Верно, что смех бывает сатирический и несатирический. Все остальные утверждения этой теории ошибочны.
Первая ошибка состоит в том, что сатира и юмор разделяются, что они будто бы основаны на разных видах комизма. Между тем планомерное изучение комизма в произведениях сатирических и несатирических приводит к выводу, что приемы комического в обоих случаях совершенно одинаковы.
Теория эта обедняет средства сатиры. Сторонники теории двух видов комизма совершают довольно элементарную логическую ошибку неразличения цели и средств. Сатирическое обличение — цель, арсенал приемов достижения комизма — представляет собой средство, орудие, при помощи которого эта цель достигается. В этом смысле очень точно сформулировано заглавие книги Д. Николаева: «Смех оружие сатиры» (1962 г.), Если слово «смех» заменить словом «комическое», то смысл не изменится, а уточнится.

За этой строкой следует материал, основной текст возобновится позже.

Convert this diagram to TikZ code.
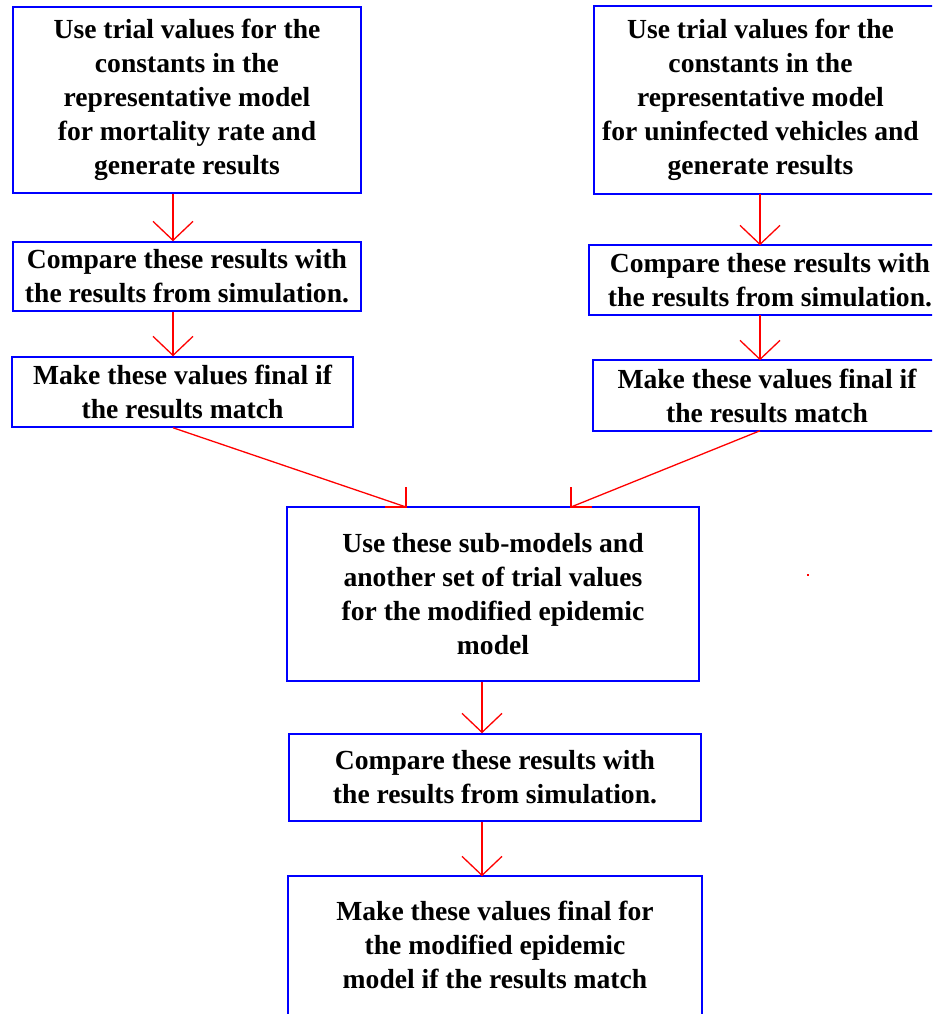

Комизм есть средство, сатира есть цель. Комизм может существовать вне сатиры, но сатира не может существовать вне комизма.
Другая ошибка теоретиков этого направления состоит в утверждении, будто простой, обыкновенный, несатирический смех лишен общественного значения. Один из представителей такого направления — Ю. Борев. Резкое противопоставление двух видов комизма содержится в его книге о комическом. Он разделяет понятия «комического» и «смешного». Такое разделение делал уже Гегель, делали его и другие. Борев в это разделение вносит понятия общественного, социального. Комическое имеет социальное значение, оно есть понятие эстетическое, способно иметь воспитательное значение. Смешное, напротив, категория внеэстетическая — так сказать, природная или элементарная; воспитательного и общественного значения она не имеет. Это «балаганная клоунада, шутовство, паясничанье…», «Это самый примитивный смех». Однако, всматриваясь в аргументацию Борева, мы обнаруживаем, что он вынужден сделать целый ряд таких оговорок, которые, по существу, сводят его теорию на нет. Так, по поводу того, что он называет "элементарным смехом; он вынужден признать: «Этот вид смеха почти не имеет социальной окраски». Но если говорится «почти не имеет», это значит, что в какой-то степени и в каких-то случаях все же имеет, Понятие «почти» — понятие ненаучное. Если же «низший» вид комизма все же может иметь и имеет социальную окраску, то нужно точно исследовать, в какой степени, когда, при каких условиях этому виду комизма присуща или не присуща социальная окраска. В этой связи говорится о клоунадах. Борев резко выступает против клоунад, но тут же делает оговорку: «В советском цирке клоунада становится оружием сатирического обличения». Здесь высказано то, что должно было лечь в основу рассуждения, а именно: клоунада (а с нею и другие виды «низшего», или «внешнего», комизма) есть средство, а обличение — цель, Борев не может также отрицать наличие фарсовых элементов (т. е. «низших» видов комизма) в высокохудожественных произведениях. Об этом он выражается так: «Художники очень часто используют элементарно комическое для углубления и заострения основной комедийной ситуации и раскрытия комедийных характеров… Вспомним, скажем, падение Добчинского и Бобчинского в момент первого разговора городничего и Хлестакова в гостинице» (Борев, 1957). [10]
10
Так и написано: Добчинского и Бобчинского, хотя все, кто видел или читал «Ревизоре», знают, что подслушивает и падает один Бобчинский. Падение двоих сразу было бы очень малохудожественным. Ссылка на падение Добчинского и Бобчинского повторена в статье «Комическое и художесгвенные средства его отражения» (Борев, 1958, 307).